* **Problem**
Set the listing down again exactly, please, apart from its pictures.

* **Data extract**

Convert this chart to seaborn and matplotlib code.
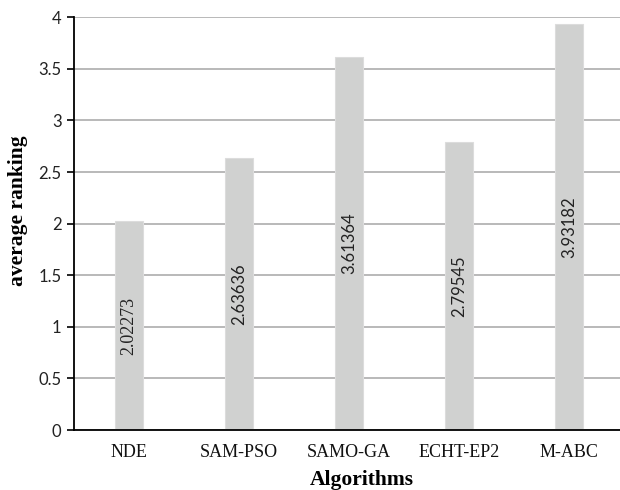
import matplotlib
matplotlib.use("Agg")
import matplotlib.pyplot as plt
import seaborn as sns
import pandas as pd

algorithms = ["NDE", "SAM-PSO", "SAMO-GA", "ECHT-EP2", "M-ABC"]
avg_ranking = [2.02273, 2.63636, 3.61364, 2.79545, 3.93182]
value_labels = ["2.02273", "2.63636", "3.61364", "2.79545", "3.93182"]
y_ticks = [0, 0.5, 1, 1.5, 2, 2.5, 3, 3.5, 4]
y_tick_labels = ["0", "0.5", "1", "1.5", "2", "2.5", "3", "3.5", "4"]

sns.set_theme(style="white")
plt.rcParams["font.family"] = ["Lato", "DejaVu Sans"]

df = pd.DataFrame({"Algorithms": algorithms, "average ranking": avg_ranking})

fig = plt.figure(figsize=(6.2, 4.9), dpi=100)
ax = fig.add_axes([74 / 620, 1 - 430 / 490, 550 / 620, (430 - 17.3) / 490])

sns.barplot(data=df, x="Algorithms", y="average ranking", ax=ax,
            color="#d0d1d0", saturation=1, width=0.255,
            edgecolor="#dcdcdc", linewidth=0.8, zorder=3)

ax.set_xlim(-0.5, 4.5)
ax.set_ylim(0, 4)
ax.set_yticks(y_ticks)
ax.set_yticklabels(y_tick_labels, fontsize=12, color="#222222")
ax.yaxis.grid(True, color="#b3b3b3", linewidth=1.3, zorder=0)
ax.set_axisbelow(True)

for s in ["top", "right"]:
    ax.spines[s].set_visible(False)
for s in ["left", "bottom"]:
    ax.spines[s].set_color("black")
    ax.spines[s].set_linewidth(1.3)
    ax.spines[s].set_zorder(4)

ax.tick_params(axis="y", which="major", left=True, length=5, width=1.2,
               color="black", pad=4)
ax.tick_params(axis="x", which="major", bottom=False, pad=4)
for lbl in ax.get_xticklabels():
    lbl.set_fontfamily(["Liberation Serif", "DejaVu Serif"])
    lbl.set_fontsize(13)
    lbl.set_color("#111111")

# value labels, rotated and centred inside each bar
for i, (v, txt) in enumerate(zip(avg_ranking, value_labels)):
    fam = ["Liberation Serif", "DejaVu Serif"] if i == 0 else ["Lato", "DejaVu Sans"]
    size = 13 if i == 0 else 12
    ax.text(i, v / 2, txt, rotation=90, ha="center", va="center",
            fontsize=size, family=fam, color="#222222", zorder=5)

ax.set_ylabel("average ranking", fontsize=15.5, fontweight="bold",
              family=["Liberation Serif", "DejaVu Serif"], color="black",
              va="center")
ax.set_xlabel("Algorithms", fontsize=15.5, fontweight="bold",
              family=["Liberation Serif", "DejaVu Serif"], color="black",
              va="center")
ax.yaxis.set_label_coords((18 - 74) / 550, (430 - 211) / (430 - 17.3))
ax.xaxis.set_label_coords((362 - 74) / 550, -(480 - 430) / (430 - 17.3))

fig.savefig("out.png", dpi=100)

* **Result**
Convert this chart to seaborn and matplotlib code.
import matplotlib
matplotlib.use("Agg")
import matplotlib.pyplot as plt
import seaborn as sns
import pandas as pd

algorithms = ["NDE", "SAM-PSO", "SAMO-GA", "ECHT-EP2", "M-ABC"]
avg_ranking = [2.02273, 2.63636, 3.61364, 2.79545, 3.93182]
value_labels = ["2.02273", "2.63636", "3.61364", "2.79545", "3.93182"]
y_ticks = [0, 0.5, 1, 1.5, 2, 2.5, 3, 3.5, 4]
y_tick_labels = ["0", "0.5", "1", "1.5", "2", "2.5", "3", "3.5", "4"]

sns.set_theme(style="white")
plt.rcParams["font.family"] = ["Lato", "DejaVu Sans"]

df = pd.DataFrame({"Algorithms": algorithms, "average ranking": avg_ranking})

fig = plt.figure(figsize=(6.2, 4.9), dpi=100)
ax = fig.add_axes([74 / 620, 1 - 430 / 490, 550 / 620, (430 - 17.3) / 490])

sns.barplot(data=df, x="Algorithms", y="average ranking", ax=ax,
            color="#d0d1d0", saturation=1, width=0.255,
            edgecolor="#dcdcdc", linewidth=0.8, zorder=3)

ax.set_xlim(-0.5, 4.5)
ax.set_ylim(0, 4)
ax.set_yticks(y_ticks)
ax.set_yticklabels(y_tick_labels, fontsize=12, color="#222222")
ax.yaxis.grid(True, color="#b3b3b3", linewidth=1.3, zorder=0)
ax.set_axisbelow(True)

for s in ["top", "right"]:
    ax.spines[s].set_visible(False)
for s in ["left", "bottom"]:
    ax.spines[s].set_color("black")
    ax.spines[s].set_linewidth(1.3)
    ax.spines[s].set_zorder(4)

ax.tick_params(axis="y", which="major", left=True, length=5, width=1.2,
               color="black", pad=4)
ax.tick_params(axis="x", which="major", bottom=False, pad=4)
for lbl in ax.get_xticklabels():
    lbl.set_fontfamily(["Liberation Serif", "DejaVu Serif"])
    lbl.set_fontsize(13)
    lbl.set_color("#111111")

# value labels, rotated and centred inside each bar
for i, (v, txt) in enumerate(zip(avg_ranking, value_labels)):
    fam = ["Liberation Serif", "DejaVu Serif"] if i == 0 else ["Lato", "DejaVu Sans"]
    size = 13 if i == 0 else 12
    ax.text(i, v / 2, txt, rotation=90, ha="center", va="center",
            fontsize=size, family=fam, color="#222222", zorder=5)

ax.set_ylabel("average ranking", fontsize=15.5, fontweight="bold",
              family=["Liberation Serif", "DejaVu Serif"], color="black",
              va="center")
ax.set_xlabel("Algorithms", fontsize=15.5, fontweight="bold",
              family=["Liberation Serif", "DejaVu Serif"], color="black",
              va="center")
ax.yaxis.set_label_coords((18 - 74) / 550, (430 - 211) / (430 - 17.3))
ax.xaxis.set_label_coords((362 - 74) / 550, -(480 - 430) / (430 - 17.3))

fig.savefig("out.png", dpi=100)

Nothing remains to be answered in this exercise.